Charts and diagrams as code
**********
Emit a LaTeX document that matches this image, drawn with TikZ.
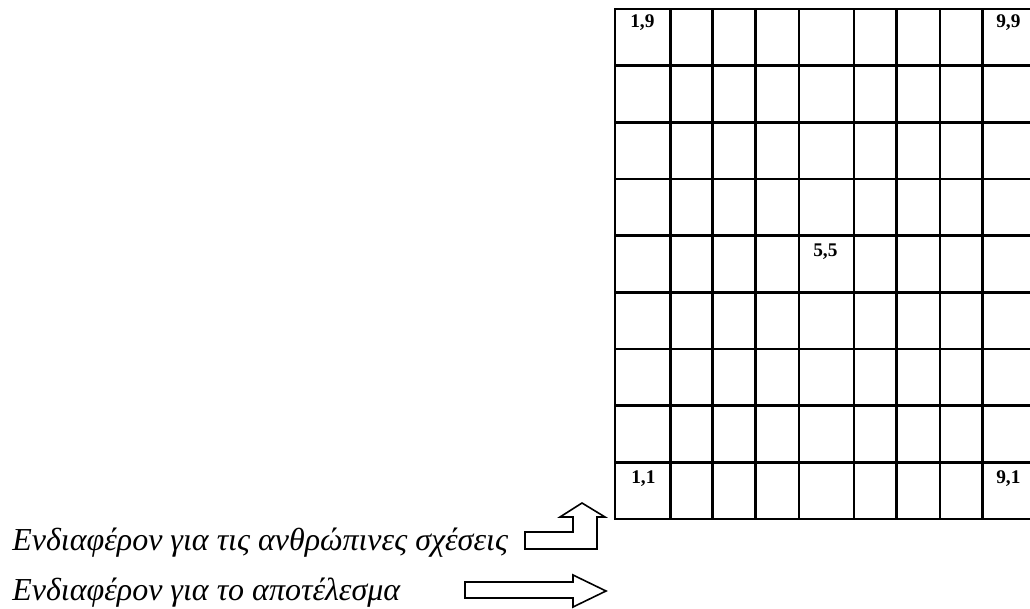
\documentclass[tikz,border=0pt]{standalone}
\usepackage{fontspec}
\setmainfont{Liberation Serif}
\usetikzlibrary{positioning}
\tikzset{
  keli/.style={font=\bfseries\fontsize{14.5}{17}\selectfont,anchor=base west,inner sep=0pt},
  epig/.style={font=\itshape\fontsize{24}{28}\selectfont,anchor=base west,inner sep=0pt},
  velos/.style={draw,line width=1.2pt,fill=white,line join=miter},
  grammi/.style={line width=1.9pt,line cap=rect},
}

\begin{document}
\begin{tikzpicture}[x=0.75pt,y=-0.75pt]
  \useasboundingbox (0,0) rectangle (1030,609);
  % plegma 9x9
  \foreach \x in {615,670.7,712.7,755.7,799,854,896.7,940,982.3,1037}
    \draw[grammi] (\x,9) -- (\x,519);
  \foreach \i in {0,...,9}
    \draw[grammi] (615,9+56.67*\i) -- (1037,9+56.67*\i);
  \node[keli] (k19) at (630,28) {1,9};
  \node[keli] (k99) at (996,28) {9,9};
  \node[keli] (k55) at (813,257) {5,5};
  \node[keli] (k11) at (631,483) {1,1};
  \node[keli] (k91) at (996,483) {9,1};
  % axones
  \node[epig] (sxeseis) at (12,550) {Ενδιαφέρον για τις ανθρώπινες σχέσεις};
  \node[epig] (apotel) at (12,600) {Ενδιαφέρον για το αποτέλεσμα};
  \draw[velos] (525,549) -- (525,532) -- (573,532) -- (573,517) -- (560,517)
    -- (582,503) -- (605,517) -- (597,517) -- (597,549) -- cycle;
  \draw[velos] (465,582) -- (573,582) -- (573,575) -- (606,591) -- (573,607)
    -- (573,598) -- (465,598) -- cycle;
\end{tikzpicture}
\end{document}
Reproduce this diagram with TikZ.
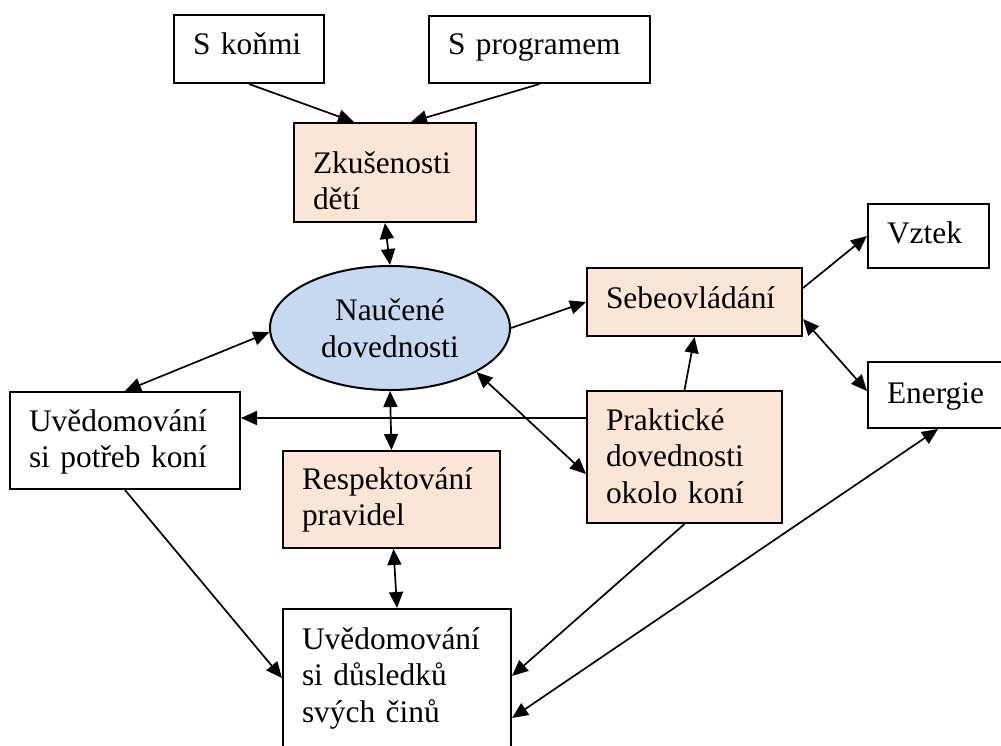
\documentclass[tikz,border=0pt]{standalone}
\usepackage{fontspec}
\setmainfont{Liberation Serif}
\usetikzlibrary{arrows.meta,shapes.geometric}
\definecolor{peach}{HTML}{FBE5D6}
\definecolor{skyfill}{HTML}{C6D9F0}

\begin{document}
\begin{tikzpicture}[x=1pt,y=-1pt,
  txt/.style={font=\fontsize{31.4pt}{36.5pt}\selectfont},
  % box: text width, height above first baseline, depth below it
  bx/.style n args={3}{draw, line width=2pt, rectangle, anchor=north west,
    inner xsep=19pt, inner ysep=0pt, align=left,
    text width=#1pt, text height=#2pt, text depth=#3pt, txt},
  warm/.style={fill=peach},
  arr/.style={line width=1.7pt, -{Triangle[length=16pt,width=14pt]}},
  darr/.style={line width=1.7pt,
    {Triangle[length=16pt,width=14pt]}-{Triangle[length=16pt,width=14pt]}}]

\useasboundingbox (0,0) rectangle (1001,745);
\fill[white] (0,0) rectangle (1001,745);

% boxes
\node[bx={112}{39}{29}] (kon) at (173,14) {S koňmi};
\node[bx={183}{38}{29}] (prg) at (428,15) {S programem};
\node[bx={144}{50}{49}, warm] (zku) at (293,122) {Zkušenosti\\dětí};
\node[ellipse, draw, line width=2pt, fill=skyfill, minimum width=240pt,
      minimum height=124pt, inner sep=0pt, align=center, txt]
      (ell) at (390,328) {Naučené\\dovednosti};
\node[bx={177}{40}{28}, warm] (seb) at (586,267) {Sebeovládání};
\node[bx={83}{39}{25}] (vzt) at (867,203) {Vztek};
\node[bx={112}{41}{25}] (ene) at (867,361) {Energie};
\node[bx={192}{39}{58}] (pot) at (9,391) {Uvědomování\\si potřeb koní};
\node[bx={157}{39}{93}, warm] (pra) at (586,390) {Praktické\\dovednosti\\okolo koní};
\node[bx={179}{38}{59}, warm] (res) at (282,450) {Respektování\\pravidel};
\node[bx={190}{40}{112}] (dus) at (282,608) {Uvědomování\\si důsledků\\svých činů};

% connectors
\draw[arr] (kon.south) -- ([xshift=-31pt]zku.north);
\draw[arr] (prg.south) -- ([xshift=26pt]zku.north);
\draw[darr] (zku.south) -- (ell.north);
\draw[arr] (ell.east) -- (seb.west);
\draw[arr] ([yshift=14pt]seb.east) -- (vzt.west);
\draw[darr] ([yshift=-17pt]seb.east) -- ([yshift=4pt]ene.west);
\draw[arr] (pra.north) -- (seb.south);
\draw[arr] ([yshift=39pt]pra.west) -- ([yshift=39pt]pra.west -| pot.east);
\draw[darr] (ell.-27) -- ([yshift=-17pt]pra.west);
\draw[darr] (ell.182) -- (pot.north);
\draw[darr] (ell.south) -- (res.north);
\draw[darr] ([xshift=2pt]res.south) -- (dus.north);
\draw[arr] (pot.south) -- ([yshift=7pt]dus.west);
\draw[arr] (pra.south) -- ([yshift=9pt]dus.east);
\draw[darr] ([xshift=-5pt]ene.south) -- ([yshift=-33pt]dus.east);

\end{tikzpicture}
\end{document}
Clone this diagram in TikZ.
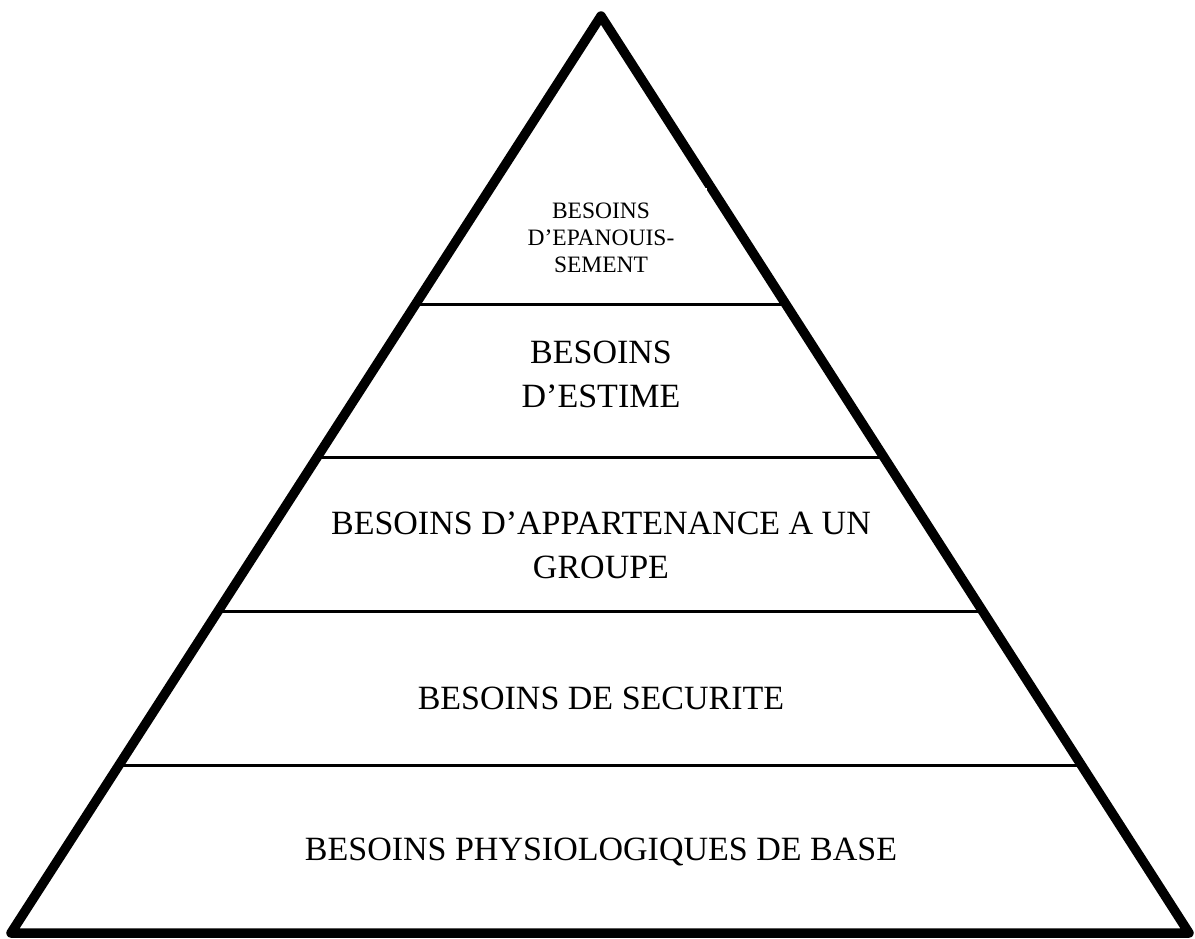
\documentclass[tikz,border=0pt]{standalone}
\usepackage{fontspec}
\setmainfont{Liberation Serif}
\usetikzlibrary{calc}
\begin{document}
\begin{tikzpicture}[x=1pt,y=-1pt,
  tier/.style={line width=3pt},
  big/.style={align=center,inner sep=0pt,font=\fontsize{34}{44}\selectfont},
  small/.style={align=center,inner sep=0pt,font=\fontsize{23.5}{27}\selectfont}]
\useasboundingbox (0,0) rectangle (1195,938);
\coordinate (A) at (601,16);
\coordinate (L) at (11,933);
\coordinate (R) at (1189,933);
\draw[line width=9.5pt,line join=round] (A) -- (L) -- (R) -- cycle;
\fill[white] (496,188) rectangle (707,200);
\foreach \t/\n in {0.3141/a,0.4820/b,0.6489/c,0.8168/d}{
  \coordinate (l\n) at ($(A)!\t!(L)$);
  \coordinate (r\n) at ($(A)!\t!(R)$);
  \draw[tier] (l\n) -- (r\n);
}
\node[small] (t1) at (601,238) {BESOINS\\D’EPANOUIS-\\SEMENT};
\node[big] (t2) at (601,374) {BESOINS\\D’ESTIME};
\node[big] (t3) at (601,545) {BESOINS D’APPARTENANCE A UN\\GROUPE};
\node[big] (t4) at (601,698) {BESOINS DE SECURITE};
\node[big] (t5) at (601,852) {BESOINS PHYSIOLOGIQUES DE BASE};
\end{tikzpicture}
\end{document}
**********
● **Challenge**
Leave out the pictures and output the rest of the material exactly as written.

● **Exercise solution**
Emit a LaTeX document that matches this image, drawn with TikZ.
\documentclass[tikz,border=0pt]{standalone}
\usepackage{fontspec}
\setmainfont{Liberation Serif}
\usetikzlibrary{positioning}
\tikzset{
  keli/.style={font=\bfseries\fontsize{14.5}{17}\selectfont,anchor=base west,inner sep=0pt},
  epig/.style={font=\itshape\fontsize{24}{28}\selectfont,anchor=base west,inner sep=0pt},
  velos/.style={draw,line width=1.2pt,fill=white,line join=miter},
  grammi/.style={line width=1.9pt,line cap=rect},
}

\begin{document}
\begin{tikzpicture}[x=0.75pt,y=-0.75pt]
  \useasboundingbox (0,0) rectangle (1030,609);
  % plegma 9x9
  \foreach \x in {615,670.7,712.7,755.7,799,854,896.7,940,982.3,1037}
    \draw[grammi] (\x,9) -- (\x,519);
  \foreach \i in {0,...,9}
    \draw[grammi] (615,9+56.67*\i) -- (1037,9+56.67*\i);
  \node[keli] (k19) at (630,28) {1,9};
  \node[keli] (k99) at (996,28) {9,9};
  \node[keli] (k55) at (813,257) {5,5};
  \node[keli] (k11) at (631,483) {1,1};
  \node[keli] (k91) at (996,483) {9,1};
  % axones
  \node[epig] (sxeseis) at (12,550) {Ενδιαφέρον για τις ανθρώπινες σχέσεις};
  \node[epig] (apotel) at (12,600) {Ενδιαφέρον για το αποτέλεσμα};
  \draw[velos] (525,549) -- (525,532) -- (573,532) -- (573,517) -- (560,517)
    -- (582,503) -- (605,517) -- (597,517) -- (597,549) -- cycle;
  \draw[velos] (465,582) -- (573,582) -- (573,575) -- (606,591) -- (573,607)
    -- (573,598) -- (465,598) -- cycle;
\end{tikzpicture}
\end{document}
Reproduce this diagram with TikZ.
\documentclass[tikz,border=0pt]{standalone}
\usepackage{fontspec}
\setmainfont{Liberation Serif}
\usetikzlibrary{arrows.meta,shapes.geometric}
\definecolor{peach}{HTML}{FBE5D6}
\definecolor{skyfill}{HTML}{C6D9F0}

\begin{document}
\begin{tikzpicture}[x=1pt,y=-1pt,
  txt/.style={font=\fontsize{31.4pt}{36.5pt}\selectfont},
  % box: text width, height above first baseline, depth below it
  bx/.style n args={3}{draw, line width=2pt, rectangle, anchor=north west,
    inner xsep=19pt, inner ysep=0pt, align=left,
    text width=#1pt, text height=#2pt, text depth=#3pt, txt},
  warm/.style={fill=peach},
  arr/.style={line width=1.7pt, -{Triangle[length=16pt,width=14pt]}},
  darr/.style={line width=1.7pt,
    {Triangle[length=16pt,width=14pt]}-{Triangle[length=16pt,width=14pt]}}]

\useasboundingbox (0,0) rectangle (1001,745);
\fill[white] (0,0) rectangle (1001,745);

% boxes
\node[bx={112}{39}{29}] (kon) at (173,14) {S koňmi};
\node[bx={183}{38}{29}] (prg) at (428,15) {S programem};
\node[bx={144}{50}{49}, warm] (zku) at (293,122) {Zkušenosti\\dětí};
\node[ellipse, draw, line width=2pt, fill=skyfill, minimum width=240pt,
      minimum height=124pt, inner sep=0pt, align=center, txt]
      (ell) at (390,328) {Naučené\\dovednosti};
\node[bx={177}{40}{28}, warm] (seb) at (586,267) {Sebeovládání};
\node[bx={83}{39}{25}] (vzt) at (867,203) {Vztek};
\node[bx={112}{41}{25}] (ene) at (867,361) {Energie};
\node[bx={192}{39}{58}] (pot) at (9,391) {Uvědomování\\si potřeb koní};
\node[bx={157}{39}{93}, warm] (pra) at (586,390) {Praktické\\dovednosti\\okolo koní};
\node[bx={179}{38}{59}, warm] (res) at (282,450) {Respektování\\pravidel};
\node[bx={190}{40}{112}] (dus) at (282,608) {Uvědomování\\si důsledků\\svých činů};

% connectors
\draw[arr] (kon.south) -- ([xshift=-31pt]zku.north);
\draw[arr] (prg.south) -- ([xshift=26pt]zku.north);
\draw[darr] (zku.south) -- (ell.north);
\draw[arr] (ell.east) -- (seb.west);
\draw[arr] ([yshift=14pt]seb.east) -- (vzt.west);
\draw[darr] ([yshift=-17pt]seb.east) -- ([yshift=4pt]ene.west);
\draw[arr] (pra.north) -- (seb.south);
\draw[arr] ([yshift=39pt]pra.west) -- ([yshift=39pt]pra.west -| pot.east);
\draw[darr] (ell.-27) -- ([yshift=-17pt]pra.west);
\draw[darr] (ell.182) -- (pot.north);
\draw[darr] (ell.south) -- (res.north);
\draw[darr] ([xshift=2pt]res.south) -- (dus.north);
\draw[arr] (pot.south) -- ([yshift=7pt]dus.west);
\draw[arr] (pra.south) -- ([yshift=9pt]dus.east);
\draw[darr] ([xshift=-5pt]ene.south) -- ([yshift=-33pt]dus.east);

\end{tikzpicture}
\end{document}
Clone this diagram in TikZ.
\documentclass[tikz,border=0pt]{standalone}
\usepackage{fontspec}
\setmainfont{Liberation Serif}
\usetikzlibrary{calc}
\begin{document}
\begin{tikzpicture}[x=1pt,y=-1pt,
  tier/.style={line width=3pt},
  big/.style={align=center,inner sep=0pt,font=\fontsize{34}{44}\selectfont},
  small/.style={align=center,inner sep=0pt,font=\fontsize{23.5}{27}\selectfont}]
\useasboundingbox (0,0) rectangle (1195,938);
\coordinate (A) at (601,16);
\coordinate (L) at (11,933);
\coordinate (R) at (1189,933);
\draw[line width=9.5pt,line join=round] (A) -- (L) -- (R) -- cycle;
\fill[white] (496,188) rectangle (707,200);
\foreach \t/\n in {0.3141/a,0.4820/b,0.6489/c,0.8168/d}{
  \coordinate (l\n) at ($(A)!\t!(L)$);
  \coordinate (r\n) at ($(A)!\t!(R)$);
  \draw[tier] (l\n) -- (r\n);
}
\node[small] (t1) at (601,238) {BESOINS\\D’EPANOUIS-\\SEMENT};
\node[big] (t2) at (601,374) {BESOINS\\D’ESTIME};
\node[big] (t3) at (601,545) {BESOINS D’APPARTENANCE A UN\\GROUPE};
\node[big] (t4) at (601,698) {BESOINS DE SECURITE};
\node[big] (t5) at (601,852) {BESOINS PHYSIOLOGIQUES DE BASE};
\end{tikzpicture}
\end{document}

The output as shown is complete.